Cosa rischia l'Italia

Alla Settimana sociale il prof. Diotallevi scuote i delegati: un Paese lacerato. Nessuna impunità al potere. Attenti al falso federalismo, che moltiplica piccoli statalismi.

15/10/2010
Il professor Luca Diotallevi
Il professor Luca Diotallevi

L’Italia è la vera posta in gioco. E allora se perde l’Italia cosa accade? La domanda del professor Luca Diotallevi inchioda la platea dei 1200 delegati della Settimana sociale dei cattolici a Reggio Calabria.
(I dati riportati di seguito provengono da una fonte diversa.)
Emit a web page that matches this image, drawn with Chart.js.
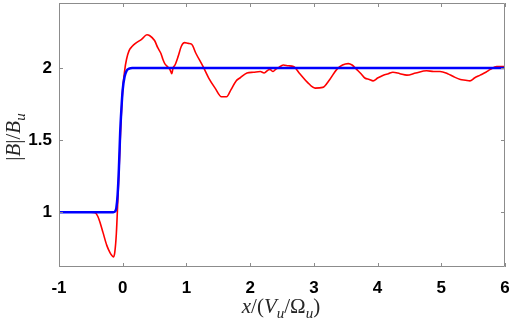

Mette in fila una serie di analisi e di questioni che oggi scuotano il Paese e a cui bisognerà dare una risposta. La Settimana sociale serve a questo. Il professore, vicepresidente del comitatao che ha organizzato la Settimana, osserva che nessun Paese europeo vive oggi le lacerazioni e le divaricazioni dell’Italia: tra territori e tra generazioni. Scatta un’ovazione quando denuncia che “stiamo illudendo i giovani promettendo loro qualsiasi cosa come un diritto”, ma allo stesso tempo li stiamo “derubando”, privandoli del “diritto di giocarsi alla pari i loro talenti”. Poi passa al debito pubblico, le cui dimensioni sono tali da rendere “impraticabili i vecchi trucchi” del ricorso all’inflazione. Diotallevi non fa alcun nome ma ricorda che se c’è “qualche vincolo esterno” anche a impedire il ricorso ai vecchi trucchi “forse converrà pensarci sue volte prima di biasimarlo”. Il riferimento è alla polemica sul ruolo dell’Unione e della Banca centrale europea più volte criticata da alcuni esponenti di governo, che vogliono mani libere. E anche qui scattano gli applausi.

 Poi c’è l’analisi del potere con parole altrettanto severe: “Ogni volta che un potere o un sistema di potere si fa assoluto ed autonomo la dignità della persona umana è messa radicalmente a repentaglio”. Per cui “nessuna dinamica istituzionale può pretendere autonomia assoluta, né l’esercizio di alcun potere può sottrarsi a specifiche forme di responsabilità e ad un efficace regime di imputabilità”. La soluzione proposta è ragionare attorno ad una crescita che non ha certo bisogno di “dirigismo”, ma di “cooperazione e di sinergie”. Insomma il Paese non può crescere che insieme, un’avvertimento che la Chiesa italiana ripete da decenni, ma sembra sempre inascoltato. Invece è così, per cui il Sud deve essere questione nazionale e il federalismo non deve trasformarsi nella moltiplicazione di tanti “microstatalismi”. Anche su questo passaggio la platea dei delegati applaude con convinzione.